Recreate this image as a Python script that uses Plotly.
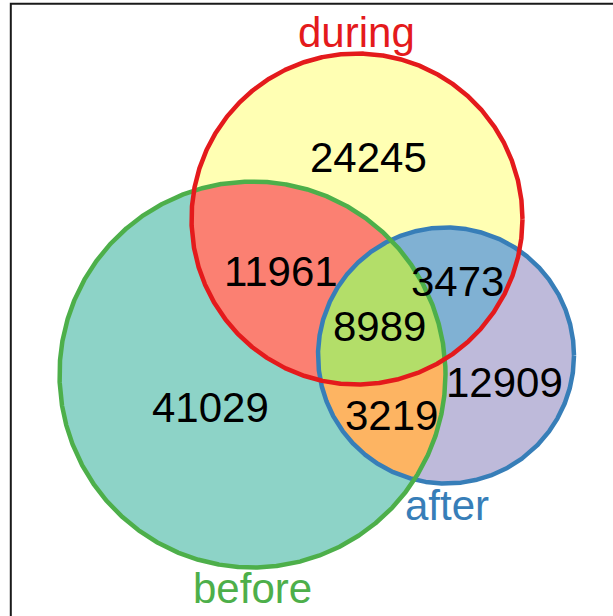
import numpy as np
import plotly.graph_objects as go

# ---- data ----
set_names = ["during", "before", "after"]
set_line_colors = ["#E41A1C", "#4DAF4A", "#377EB8"]

region_members = [(0,), (1,), (2,), (0, 1), (0, 2), (1, 2), (0, 1, 2)]
region_counts = [24245, 41029, 12909, 11961, 3473, 3219, 8989]
region_fills = ["#FFFFB3", "#8DD3C7", "#BEBADA", "#FB8072", "#80B1D3", "#FDB462", "#B3DE69"]

# ---- layout geometry (pixel-space coordinate system) ----
W, H = 613, 616
circle_cx = [357.0, 252.5, 446.0]
circle_cy = [219.0, 374.5, 355.5]
circle_r = [165.5, 193.0, 128.0]

count_pos_x = [368, 210, 504, 281, 457, 391.5, 379.5]
count_pos_y = [157, 407, 382, 271, 281, 415, 326]
label_pos_x = [356, 252.5, 446.5]
label_pos_y = [32, 588.5, 505.5]

FONT = "Liberation Sans, Arial, Helvetica, sans-serif"


def circle_pts(i, n=1440):
    t = np.linspace(0, 2 * np.pi, n, endpoint=False)
    return circle_cx[i] + circle_r[i] * np.cos(t), circle_cy[i] + circle_r[i] * np.sin(t)


def region_polygon(members):
    xs, ys = [], []
    for i in members:
        x, y = circle_pts(i)
        mask = np.ones_like(x, dtype=bool)
        for j in members:
            if j == i:
                continue
            d = np.hypot(x - circle_cx[j], y - circle_cy[j])
            mask &= d <= circle_r[j] + 1e-9
        xs.append(x[mask])
        ys.append(y[mask])
    x = np.concatenate(xs)
    y = np.concatenate(ys)
    mx, my = x.mean(), y.mean()
    order = np.argsort(np.arctan2(y - my, x - mx))
    x, y = x[order], y[order]
    return np.append(x, x[0]), np.append(y, y[0])


fig = go.Figure()

# fills: full circles first, then pairwise lenses, then triple
draw_order = [1, 0, 2, 3, 4, 5, 6]
for k in draw_order:
    x, y = region_polygon(region_members[k])
    fig.add_trace(go.Scatter(x=x, y=y, mode="lines", fill="toself",
                             fillcolor=region_fills[k], line=dict(width=0),
                             hoverinfo="skip", showlegend=False))

# outlines: after, before, during (red on top)
for i in [2, 1, 0]:
    x, y = circle_pts(i, 2000)
    fig.add_trace(go.Scatter(x=np.append(x, x[0]), y=np.append(y, y[0]), mode="lines",
                             line=dict(color=set_line_colors[i], width=4.5),
                             hoverinfo="skip", showlegend=False))

# counts
for k in range(len(region_counts)):
    fig.add_annotation(x=count_pos_x[k], y=count_pos_y[k], text=str(region_counts[k]),
                       showarrow=False, xanchor="center", yanchor="middle",
                       font=dict(family=FONT, size=42, color="black"))

# set labels
for i in range(3):
    fig.add_annotation(x=label_pos_x[i], y=label_pos_y[i], text=set_names[i],
                       showarrow=False, xanchor="center", yanchor="middle",
                       font=dict(family=FONT, size=42, color=set_line_colors[i]))

# frame
fig.add_shape(type="rect", x0=10.8, y0=3.8, x1=W + 20, y1=H + 20,
              line=dict(color="#1a1a1a", width=2), fillcolor="rgba(0,0,0,0)", layer="above")

fig.update_layout(
    width=W, height=H, margin=dict(l=0, r=0, t=0, b=0),
    paper_bgcolor="white", plot_bgcolor="white",
    xaxis=dict(range=[0, W], visible=False, fixedrange=True),
    yaxis=dict(range=[H, 0], visible=False, fixedrange=True),
)

fig.write_html("out.html", config={"displayModeBar": False},
               post_script="document.body.style.margin='0';document.body.style.overflow='hidden';")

★ ★ ★ ★

Leave out the pictures and restate, word for word, the lines from the top of the data through the line containing "return circle_cx[i] +", both included.

Recreate this image as a Python script that uses Plotly.
import numpy as np
import plotly.graph_objects as go

# ---- data ----
set_names = ["during", "before", "after"]
set_line_colors = ["#E41A1C", "#4DAF4A", "#377EB8"]

region_members = [(0,), (1,), (2,), (0, 1), (0, 2), (1, 2), (0, 1, 2)]
region_counts = [24245, 41029, 12909, 11961, 3473, 3219, 8989]
region_fills = ["#FFFFB3", "#8DD3C7", "#BEBADA", "#FB8072", "#80B1D3", "#FDB462", "#B3DE69"]

# ---- layout geometry (pixel-space coordinate system) ----
W, H = 613, 616
circle_cx = [357.0, 252.5, 446.0]
circle_cy = [219.0, 374.5, 355.5]
circle_r = [165.5, 193.0, 128.0]

count_pos_x = [368, 210, 504, 281, 457, 391.5, 379.5]
count_pos_y = [157, 407, 382, 271, 281, 415, 326]
label_pos_x = [356, 252.5, 446.5]
label_pos_y = [32, 588.5, 505.5]

FONT = "Liberation Sans, Arial, Helvetica, sans-serif"


def circle_pts(i, n=1440):
    t = np.linspace(0, 2 * np.pi, n, endpoint=False)
    return circle_cx[i] + circle_r[i] * np.cos(t), circle_cy[i] + circle_r[i] * np.sin(t)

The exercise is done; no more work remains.